Mechanistic insights into temperature hysteresis in CO oxidation on Cu-TiO2 mesosphere

This study employs in-situ X-ray absorption spectroscopy (XAS) and operando Raman to explore the reaction mechanism of copper/titanium dioxide microspheres (CuTMS) in CO oxidation. A temperature-dependent hysteresis behavior was observed during catalytic CO oxidation, which can be divided into two distinct regions. In the low-temperature region, the transformation of CuO → Cu2O → Cu2O/Cu on the surface of CuTMS is detected via in-situ XAS, highlighting the pivotal role of surface-adsorbed oxygen in initiating this conversion process. Conversely, in the high-temperature region, analysis of Raman peak areas suggests a variation in the {001} and {101} facets of anatase.

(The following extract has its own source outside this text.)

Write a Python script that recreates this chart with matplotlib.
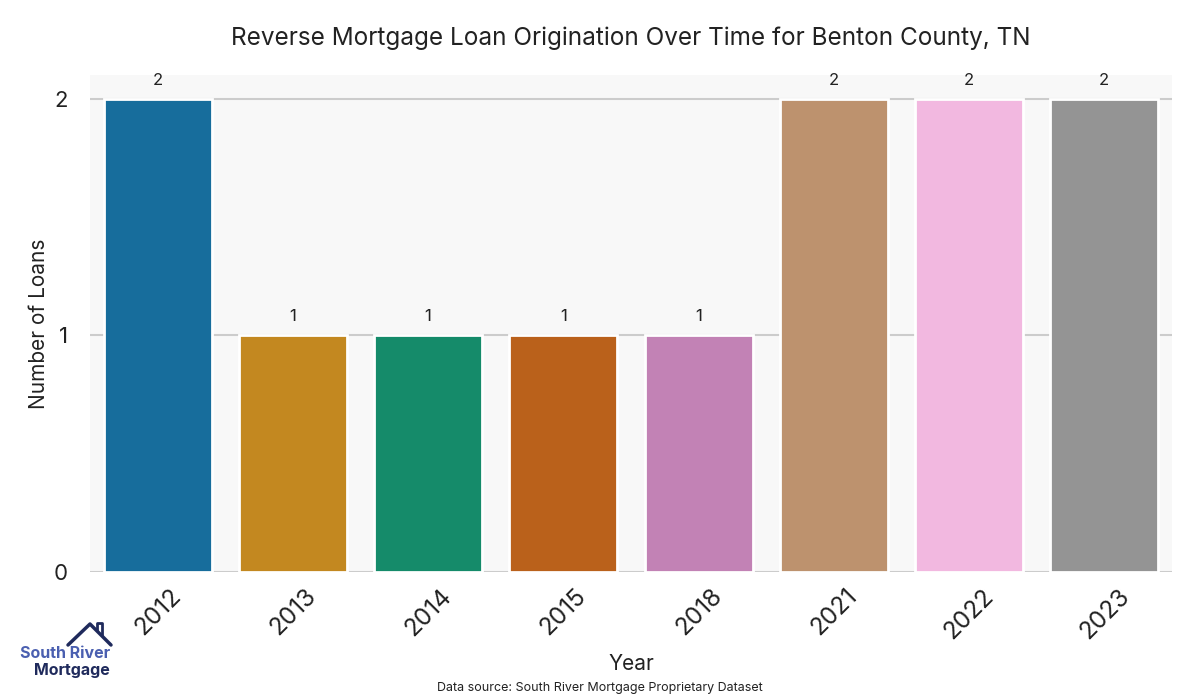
import matplotlib
matplotlib.use("Agg")
import matplotlib.pyplot as plt
import seaborn as sns
import pandas as pd

years = ["2012", "2013", "2014", "2015", "2018", "2021", "2022", "2023"]
loans = [2, 1, 1, 1, 1, 2, 2, 2]

sns.set_style("whitegrid")
plt.rcParams['font.family'] = ['Inter', 'DejaVu Sans']

fig = plt.figure(figsize=(12, 7), dpi=100)
ax = fig.add_axes([90/1200, 1-572/700, 1082/1200, 497/700])
ax.set_facecolor("#f8f8f8")

df = pd.DataFrame({"Year": years, "Loans": loans})
pal = sns.color_palette("colorblind", len(years))
sns.barplot(data=df, x="Year", y="Loans", hue="Year", palette=pal, legend=False,
            ax=ax, edgecolor="white", linewidth=2, saturation=0.75, width=0.8)

for c in ax.containers:
    ax.bar_label(c, labels=[f"{int(v)}" for v in c.datavalues], padding=8,
                 fontsize=12, color="#222222")

ax.set_ylim(0, 2.1)
ax.set_xlim(-0.5, len(years) - 0.5)
ax.set_yticks([0, 1, 2])
ax.yaxis.grid(True, color="#cccccc", linewidth=1.5)
ax.xaxis.grid(False)
ax.set_axisbelow(True)
for s in ax.spines.values():
    s.set_visible(False)
ax.tick_params(axis="y", labelsize=16, colors="#222222", pad=16, length=0)
ax.tick_params(axis="x", labelsize=17.5, colors="#222222", length=0, pad=9)
plt.setp(ax.get_xticklabels(), rotation=45)
ax.set_xlabel("Year", fontsize=15, color="#222222", labelpad=8)
ax.set_ylabel("Number of Loans", fontsize=15, color="#222222", labelpad=3)

fig.text(631/1200, 1-38/700, "Reverse Mortgage Loan Origination Over Time for Benton County, TN",
         ha="center", va="center", fontsize=17.5, color="#222222")
fig.text(0.5, 1-688/700, "Data source: South River Mortgage Proprietary Dataset",
         ha="center", va="center", fontsize=9, color="#222222")

# logo
fig.text(110/1200, 1-653/700, "South River", ha="right", va="center", fontsize=11.5,
         color="#4a5fb0", fontweight="bold")
fig.text(110/1200, 1-670/700, "Mortgage", ha="right", va="center", fontsize=11.5,
         color="#1f2a5c", fontweight="bold")
hx = [68, 90, 111]
hy = [645, 624, 645]
fig.add_artist(plt.Line2D([x/1200 for x in hx], [1-y/700 for y in hy],
                          color="#1f2a5c", linewidth=2.5, transform=fig.transFigure))
fig.add_artist(plt.Line2D([97/1200, 97/1200, 102/1200, 102/1200],
                          [1-630/700, 1-623/700, 1-623/700, 1-635/700],
                          color="#1f2a5c", linewidth=2, transform=fig.transFigure))

fig.savefig("out.png", dpi=100)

Specifically, a decrease in the {001} facets from 17% to 10% indicates TiO2-mediated oxygen transportation, which facilitates the reoxidization of reduced Cu species. This integrated approach showcases significant potential for unraveling the mechanistic studies of catalytic reaction mechanisms in copper/titanium systems, including surface copper valence state changes, oxygen replenishment, and crystal structure distortion. [Display omitted] •Oxygen replenishment behaviors relate to conversion temperature.•Observation of CuO → Cu2O → Cu2O/Cu transformation at low-temperature region.•Anatase Eg(1) mode changes highly related to CO oxidation performance in operando Raman monitoring.•CuTMS structural distortion leads to crystal facets ratio of {001} slightly decrease from 17% to 10%.